Les faits montrent donc qu’un nouveau cycle de luttes s’est ouvert à l’échelle mondiale; ce sont les effets des contradictions elles-mêmes du capitalisme qui ébranlent le statu quo, suivant des modalités et des formes inévitablement variables selon les pays, selon leurs structures économico-sociales et selon l’histoire locale des luttes entre les classes. Mais ils démontrent aussi les conséquences négatives et souvent désastreuses de l’absence d’une direction de classe dans ces mouvements. Sans la présence d’une avant-garde influent sur au moins une partie des prolétaires, c’est-à-dire du parti de classe solidement organisé autour du programme communiste, les mouvements de lutte ou de révolte qui mettent en mouvement des couches variées de la population tombent sous la coupe de courants petits bourgeois, même quand les prolétaires en constituent le moteur.

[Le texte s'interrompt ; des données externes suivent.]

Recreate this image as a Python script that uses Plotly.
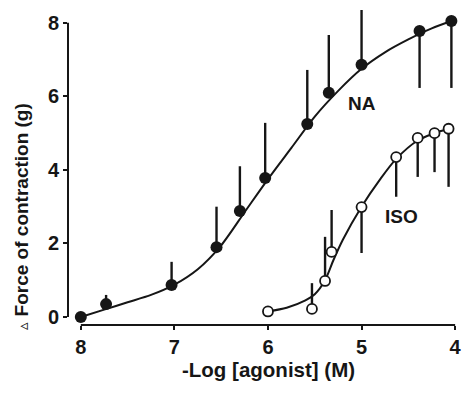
import plotly.graph_objects as go

# NA (noradrenaline) data, filled circles
na_x = [8.0, 7.73, 7.03, 6.55, 6.3, 6.03, 5.58, 5.35, 5.0, 4.38, 4.04]
na_y = [0.0, 0.35, 0.87, 1.9, 2.88, 3.78, 5.25, 6.1, 6.86, 7.78, 8.05]
na_err_up = [0, 0.25, 0.63, 1.1, 1.22, 1.5, 1.47, 1.57, 1.49, 0, 0]
na_err_down = [0, 0, 0, 0, 0, 0, 0, 0, 0, 1.55, 1.82]

# ISO (isoprenaline) data, open circles
iso_x = [6.0, 5.53, 5.39, 5.32, 5.0, 4.63, 4.4, 4.22, 4.07]
iso_y = [0.15, 0.22, 0.98, 1.77, 2.99, 4.35, 4.87, 5.0, 5.12]
iso_err_up = [0, 0.7, 1.2, 1.14, 0, 0, 0, 0, 0]
iso_err_down = [0, 0, 0, 0, 1.25, 1.08, 1.06, 1.06, 1.58]

# Fitted curves
na_curve_x = [8.0, 7.75, 7.5, 7.25, 7.0, 6.75, 6.5, 6.25, 6.0, 5.75, 5.5, 5.25, 5.0, 4.75, 4.5, 4.25, 4.04]
na_curve_y = [0.0, 0.2, 0.4, 0.6, 0.88, 1.3, 1.95, 2.85, 3.75, 4.6, 5.45, 6.15, 6.75, 7.2, 7.55, 7.85, 8.05]
iso_curve_x = [6.0, 5.8, 5.6, 5.5, 5.39, 5.3, 5.2, 5.0, 4.8, 4.63, 4.4, 4.22, 4.07]
iso_curve_y = [0.15, 0.25, 0.45, 0.62, 1.0, 1.55, 2.1, 3.0, 3.75, 4.3, 4.8, 5.0, 5.12]

x_ticks = [8, 7, 6, 5, 4]
y_ticks = [0, 2, 4, 6, 8]

INK = "#161616"
FONT = "Liberation Sans"

fig = go.Figure()

fig.add_trace(go.Scatter(x=na_curve_x, y=na_curve_y, mode="lines",
                         line=dict(color=INK, width=2, shape="spline", smoothing=0.8),
                         hoverinfo="skip", showlegend=False))
fig.add_trace(go.Scatter(x=iso_curve_x, y=iso_curve_y, mode="lines",
                         line=dict(color=INK, width=2, shape="spline", smoothing=0.8),
                         hoverinfo="skip", showlegend=False))

fig.add_trace(go.Scatter(
    x=na_x, y=na_y, mode="markers", name="NA", showlegend=False,
    marker=dict(size=12, color=INK, line=dict(width=0)),
    error_y=dict(type="data", symmetric=False, array=na_err_up, arrayminus=na_err_down,
                 color=INK, thickness=2.4, width=0),
    cliponaxis=False))
fig.add_trace(go.Scatter(
    x=iso_x, y=iso_y, mode="markers", name="ISO", showlegend=False,
    marker=dict(size=10, color="white", line=dict(width=1.8, color=INK)),
    error_y=dict(type="data", symmetric=False, array=iso_err_up, arrayminus=iso_err_down,
                 color=INK, thickness=2.4, width=0),
    cliponaxis=False))

# Offset axis lines
fig.add_shape(type="line", xref="paper", yref="y", x0=0, x1=0, y0=0, y1=8,
              line=dict(color=INK, width=2))
fig.add_shape(type="line", xref="x", yref="paper", x0=8, x1=4, y0=0, y1=0,
              line=dict(color=INK, width=2))

fig.add_annotation(x=5.0, y=5.82, text="NA", showarrow=False,
                   font=dict(family=FONT, size=19, color=INK, weight="bold"))
fig.add_annotation(x=4.57, y=2.72, text="ISO", showarrow=False,
                   font=dict(family=FONT, size=19, color=INK, weight="bold"))

fig.add_annotation(xref="paper", yref="paper", x=-0.152, y=0.345,
                   text="<span style='font-size:15px;font-weight:normal'>▵</span> Force of contraction (g)",
                   textangle=-90, showarrow=False,
                   font=dict(family=FONT, size=19, color=INK, weight="bold"))
fig.add_annotation(xref="paper", yref="paper", x=0.515, y=-0.14,
                   text="-Log [agonist] (M)", showarrow=False, yanchor="middle",
                   font=dict(family=FONT, size=20.5, color=INK, weight="bold"))

fig.update_xaxes(range=[8.137, 3.98], tickvals=x_ticks, ticktext=[str(v) for v in x_ticks],
                 showgrid=False, zeroline=False, showline=False,
                 ticks="outside", ticklen=4, tickwidth=2, tickcolor=INK,
                 tickfont=dict(family=FONT, size=20, color=INK, weight="bold"))
fig.update_yaxes(range=[-0.218, 8.35], tickvals=y_ticks, ticktext=[str(v) for v in y_ticks],
                 showgrid=False, zeroline=False, showline=False,
                 ticks="outside", ticklen=4, tickwidth=2, tickcolor=INK,
                 tickfont=dict(family=FONT, size=20, color=INK, weight="bold"))

fig.update_layout(width=468, height=393, margin=dict(l=68, r=6, t=10, b=68),
                  paper_bgcolor="white", plot_bgcolor="white", showlegend=False)

fig.write_html("out.html")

Et cela est vrai y compris lorsque nous sommes en présence de luttes purement ouvrières. Dans ce cas-là ce sont les organisations du collaborationnisme politique et syndical dont la puissance est liée à leur intégration dans les mécanismes bourgeois de contrôle social qui l’emportent si elles ne trouvent pas face à elles une force organisée.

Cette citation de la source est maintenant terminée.